Tony, you stuck your overcab back together yet? :lol: :lol:

Jim.....I wish! :roll: :lol:


----------



## olley (May 1, 2005)

Hi linda, this has made me remember, wing mirror any news? Its only been 6 months. :lol: 

Olley


----------



## 99181 (May 12, 2006)

here is my list
lpg converion :  
reverse camera
sat nav
3 batteries(hab)
inverter
new loo
3x3" dump pipes
2 locks
5.5 awning and privacy room
new rear bumper(big tree)  
new rear indicators
workshop manuals
spear wheel cover
windscreen cover
new ariael
new LNB
...........
this weeks tragerdy's
water pump and geni startermotor both took the knock


----------



## LC1962 (Oct 6, 2005)

olley said:


> Hi linda, this has made me remember, wing mirror any news? Its only been 6 months. :lol:
> 
> Olley


Olley, you have PM :wink:


----------



## 98452 (Apr 2, 2006)

LC1962 said:


> A lot of it is to do with the "boys and their toys" syndrome. :lol:
> 
> Mustn't grumble though....keeps me in a job :wink:


This is very true as used my RV in the States and only needed some sewer pipes which I bought in Walmart :wink: :wink: :wink:


----------



## 103625 (Mar 28, 2007)

Hi Linda
it's in jobs to do tray this week when i'm off work 

then theres her indoors wanting jobs done on the house :roll: 
too much to do no time for work but they wont let me go
see you soon 
Tony

BTW have to find time to come on this forum


----------



## trevorf (May 16, 2005)

Well here goes :-

Maxveiw crank up sat dish
Pace 12V sky box
17" LCD Tv
Heosafe door locks
Fiamma safelocks to hab door and garage door
Electric heater to bathroom
Extra leisure battery
CTEK 5 stage battery charger
Battery Master
Water filter and tap
12V submerible pump to top up fresh tank
3 extra mains sockets
Bike rack in garage
Gaslow twin 11kg system
Bottle holders for 6 bottles of wine/whisky

And mine is not an RV :wink: 

Trevor


----------



## 103625 (Mar 28, 2007)

Trevor
looks like we all need deep pockets :lol: 
Tony


----------



## trevorf (May 16, 2005)

But at least I saved alot by doing all the installation myself  

Well all exept the gaslow as it was already fitted when I bought the van.

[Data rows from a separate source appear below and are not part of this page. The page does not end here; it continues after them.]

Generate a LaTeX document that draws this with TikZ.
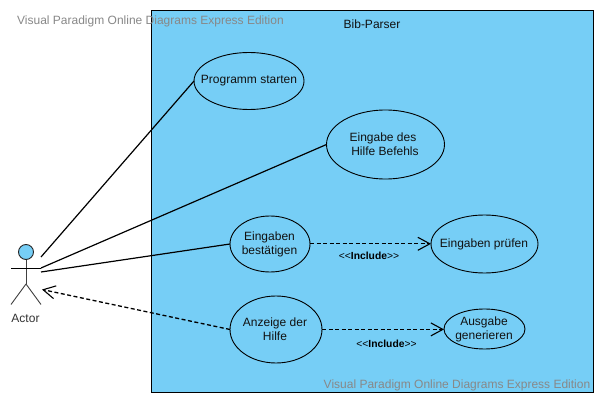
\documentclass[tikz,border=0pt]{standalone}
\usepackage{fontspec}
\setmainfont{Liberation Sans}
\usetikzlibrary{arrows.meta}
\definecolor{sysblue}{HTML}{76CEF6}
\definecolor{wmgray}{HTML}{888888}
\definecolor{inkc}{HTML}{111111}
\tikzset{
  x=1pt,y=-1pt,
  casetext/.style={font=\fontsize{12}{14}\selectfont,text=inkc,align=center,inner sep=0pt},
  caseshape/.style={draw=black,line width=0.9pt,fill=sysblue},
  assoc/.style={draw=black,line width=1.2pt},
  depline/.style={draw=black,line width=1.3pt,dash pattern=on 4pt off 2.5pt,-{Straight Barb[length=12pt,width=13pt,line width=1.1pt]}},
  inclabel/.style={font=\fontsize{10.3}{12}\selectfont,text=black,inner sep=0pt},
  watermark/.style={font=\fontsize{12}{14}\selectfont,text=wmgray,inner sep=0pt},
  limb/.style={draw=black!75,line width=0.9pt}
}
\begin{document}
\begin{tikzpicture}
\useasboundingbox (0,0) rectangle (606,406);
\fill[white] (0,0) rectangle (606,406);
\node[draw=black,line width=1pt,fill=sysblue,minimum width=442pt,minimum height=382.5pt,inner sep=0pt,outer sep=0pt,anchor=north west] (sys) at (151.5,10.5) {};
\node[casetext] (title) at (372,24.5) {Bib-Parser};

\path[caseshape] (249,81) ellipse [x radius=55,y radius=28.5];
\coordinate (e1w) at (194,81);
\node[casetext] (e1) at (249,81) {Programm starten};
\path[caseshape] (385.5,144.5) ellipse [x radius=59,y radius=34.5];
\coordinate (e2w) at (326.5,144.5);
\node[casetext] (e2) at (385,144.5) {Eingabe des\hspace*{4pt}\\ Hilfe Befehls};
\path[caseshape] (270,244) ellipse [x radius=40,y radius=28];
\coordinate (e3w) at (230,244);
\coordinate (e3e) at (310,243.8);
\node[casetext] (e3) at (269.5,244) {Eingaben\\bestätigen};
\path[caseshape] (484.5,244) ellipse [x radius=53.5,y radius=29];
\coordinate (e4w) at (431,243.8);
\node[casetext] (e4) at (484,244) {Eingaben prüfen};
\path[caseshape] (276,329.5) ellipse [x radius=46,y radius=33.5];
\coordinate (e5w) at (230,329.5);
\coordinate (e5e) at (322,329.4);
\node[casetext] (e5) at (275,329.5) {Anzeige der\\Hilfe};
\path[caseshape] (484.5,329) ellipse [x radius=40.5,y radius=20];
\coordinate (e6w) at (444,329.4);
\node[casetext] (e6) at (484,329) {Ausgabe\\generieren};

% actor
\path[limb] (26,259.5) -- (26,284);
\path[draw=black,line width=0.9pt] (11,268) -- (41,268);
\path[limb] (26,284) -- (11,304.5);
\path[limb] (26,284) -- (41,304.5);
\path[draw=black!85,line width=0.9pt,fill=sysblue] (26,252) circle [radius=7.5];
\node[casetext,text=black!80] (actor) at (25.5,318.5) {Actor};
\coordinate (a1) at (41,257);
\coordinate (a2) at (41,268);
\coordinate (a3) at (41,272);
\coordinate (a4) at (42,289.5);

\draw[assoc] (a1) -- (e1w);
\draw[assoc] (a2) -- (e2w);
\draw[assoc] (a3) -- (e3w);
\draw[depline] (e5w) -- (a4);
\draw[depline] (e3e) -- (e4w);
\draw[depline,line width=1pt] (e5e) -- (e6w);

\node[inclabel] (l1) at (369,256) {<{}<\textbf{Include}>{}>};
\node[inclabel] (l2) at (386.5,344) {<{}<\textbf{Include}>{}>};

\node[watermark,anchor=west] (w1) at (17,21.5) {Visual Paradigm Online Diagrams Express Edition};
\node[watermark,anchor=east] (w2) at (590.5,385.5) {Visual Paradigm Online Diagrams Express Edition};
\end{tikzpicture}
\end{document}
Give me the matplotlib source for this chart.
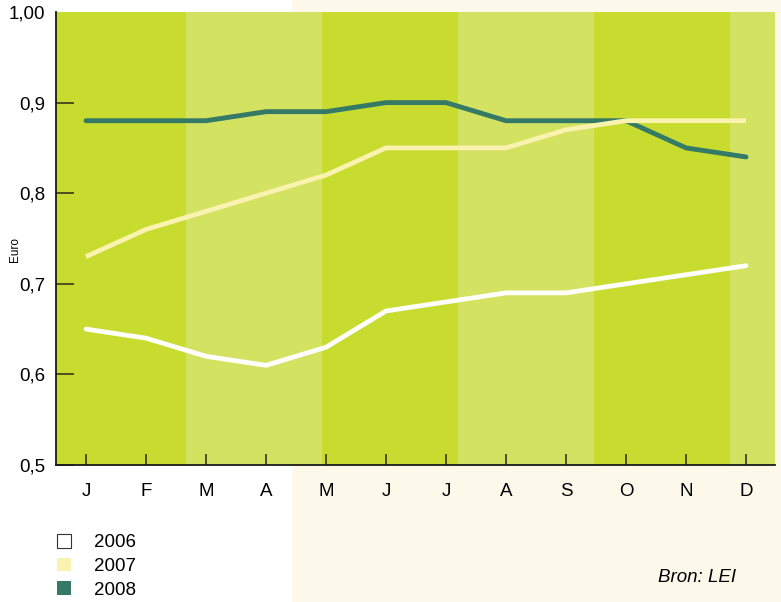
import numpy as np
import matplotlib
matplotlib.use("Agg")
from matplotlib import pyplot as plt
from matplotlib.patches import Rectangle, Patch

plt.rcParams['font.family'] = ['Liberation Sans', 'DejaVu Sans']

maanden = ["J", "F", "M", "A", "M", "J", "J", "A", "S", "O", "N", "D"]
prijs_2006 = [0.65, 0.64, 0.62, 0.61, 0.63, 0.67, 0.68, 0.69, 0.69, 0.70, 0.71, 0.72]
prijs_2007 = [0.73, 0.76, 0.78, 0.80, 0.82, 0.85, 0.85, 0.85, 0.87, 0.88, 0.88, 0.88]
prijs_2008 = [0.88, 0.88, 0.88, 0.89, 0.89, 0.90, 0.90, 0.88, 0.88, 0.88, 0.85, 0.84]
y_ticks = [0.5, 0.6, 0.7, 0.8, 0.9, 1.0]
y_labels = ["0,5", "0,6", "0,7", "0,8", "0,9", "1,00"]

donker = "#c8dc30"
licht = "#d4e262"
creme = "#fdf9ea"
kleur_2006 = "#ffffff"
kleur_2007 = "#faf3b0"
kleur_2008 = "#357a66"

fig = plt.figure(figsize=(7.81, 6.02), dpi=100)
fig.patch.set_facecolor("white")
# cream panel on the right half of the page
paneel = Rectangle((292 / 781, 0), 1, 1, transform=fig.transFigure,
                   facecolor=creme, edgecolor="none")
paneel.set_zorder(-1)
fig.add_artist(paneel)

ax = fig.add_axes([56 / 781, 137 / 602, 719 / 781, 453 / 602])
ax.set_zorder(1)
ax.patch.set_alpha(0)
x = np.arange(len(maanden))
ax.set_xlim(-0.5, 11.483)
ax.set_ylim(0.5, 1.0)

# alternating green bands
randen = [-0.5, 1.667, 3.933, 6.2, 8.467, 10.733, 11.483]
for i in range(len(randen) - 1):
    ax.axvspan(randen[i], randen[i + 1], color=donker if i % 2 == 0 else licht,
               lw=0, zorder=0)

ax.plot(x, prijs_2006, color=kleur_2006, lw=3.4, solid_capstyle="round",
        solid_joinstyle="round", zorder=3)
ax.plot(x, prijs_2008, color=kleur_2008, lw=3.5, solid_capstyle="round",
        solid_joinstyle="round", zorder=3)
ax.plot(x, prijs_2007, color=kleur_2007, lw=3.4, solid_capstyle="butt",
        solid_joinstyle="round", zorder=4)

ax.set_xticks(x)
ax.set_xticklabels(maanden, fontsize=13.5)
ax.set_yticks(y_ticks)
ax.set_yticklabels(y_labels, fontsize=13.5)
ax.tick_params(axis="y", direction="in", length=13, width=1.1, color="#2a2a1a", pad=8)
ax.tick_params(axis="x", direction="in", length=8, width=1.1, color="#2a2a1a", pad=13)
ax.yaxis.get_major_ticks()[-1].tick1line.set_visible(False)
for s in ["top", "right"]:
    ax.spines[s].set_visible(False)
for s in ["left", "bottom"]:
    ax.spines[s].set_color("#1a1a1a")
    ax.spines[s].set_linewidth(1.3)
    ax.spines[s].set_zorder(5)

fig.text(15 / 781, 1 - 250 / 602, "Euro", rotation=90, fontsize=8.5,
         ha="center", va="center")

handles = [Patch(facecolor=kleur_2006, edgecolor="#333333", lw=0.8, label="2006"),
           Patch(facecolor=kleur_2007, edgecolor="none", label="2007"),
           Patch(facecolor=kleur_2008, edgecolor="none", label="2008")]
fig.legend(handles=handles, loc="upper left", bbox_to_anchor=(42 / 781, 1 - 519 / 602),
           frameon=False, fontsize=13.5, handlelength=0.75, handleheight=0.75,
           handletextpad=1.2, labelspacing=0.33, borderpad=0.3)

fig.text(736 / 781, 1 - 578 / 602, "Bron: LEI", style="italic", fontsize=13.5,
         ha="right", va="center")

fig.savefig("out.png", dpi=100)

p.s. Tony, it seems we live in the same town, I am also in Winsford :lol: 

Trevor


----------



## 103625 (Mar 28, 2007)

Trevor
small world its a wonder i havn't bumped into you figuratively speaking :lol: 
I keep my m/home at Holmston hall nr Oulton park racetrack know it?
Tony


----------



## 92859 (May 1, 2005)

*extra list*

Greetings,

My list:

Two 110ah batteries in place of 80ah
Swivel cab seats
4 metre awning
Status TV aerial
crank up aerial (Maxview)
85 watts solar panel
TV brackets in front dinette and rear lounge
Extra 12 volt and coax sockets dinette and lounge areas
Fire extinguisher
Fire blanket
CO alarm
Smoke alarm
Plastic storage boxes
Cab seat covers
Master lock Python cable locks for cab doors
Fluorescent light in place of halogens in galley
Fluorescent lights in rear locker
LED lights in cupboards
Two folding alloy chairs
Alloy folding table
Gas alarm
Non slip matting to all cupboards and shelves
Entrance door mats
Shelves in washroom
Thatcham remote alarm
Sat Nav
Front mud flaps
12 volt fans
Skillet
Toaster
Grille plate for cooker
Reflective tape on side extrusions
12 volt heater in cab for wife
12 volt blanket, again for wife, good swap eh?
Plate racks
12 volt satellite box
12 volt 10.4" TV
Windbreaks
Groundsheet
Scooter cover
Flag pole
Flags
600 watt Inverter
12 volt iron
Microwave
Extending wash brush
Safe box
Dehumidifier
Ceramic heater
Water filter unit
Reversing camera (to fit)
Parking sensors (to fit)

Plus more to get and some I have forgot!

Jobs to do:

Modify waste outlet pipe, too low
Shelves in rear locker area
Shelves in inside lockers
13 amp mains sockets
Rear mudflaps, maybe a rear skirt
Wax protection underneath
Safari room or lean to awning
Gas low system
Wine rack


----------



## 103625 (Mar 28, 2007)

Hi Peter
with all that going on it sounds like a selfbuild :lol: :lol: :lol: 
Tony


----------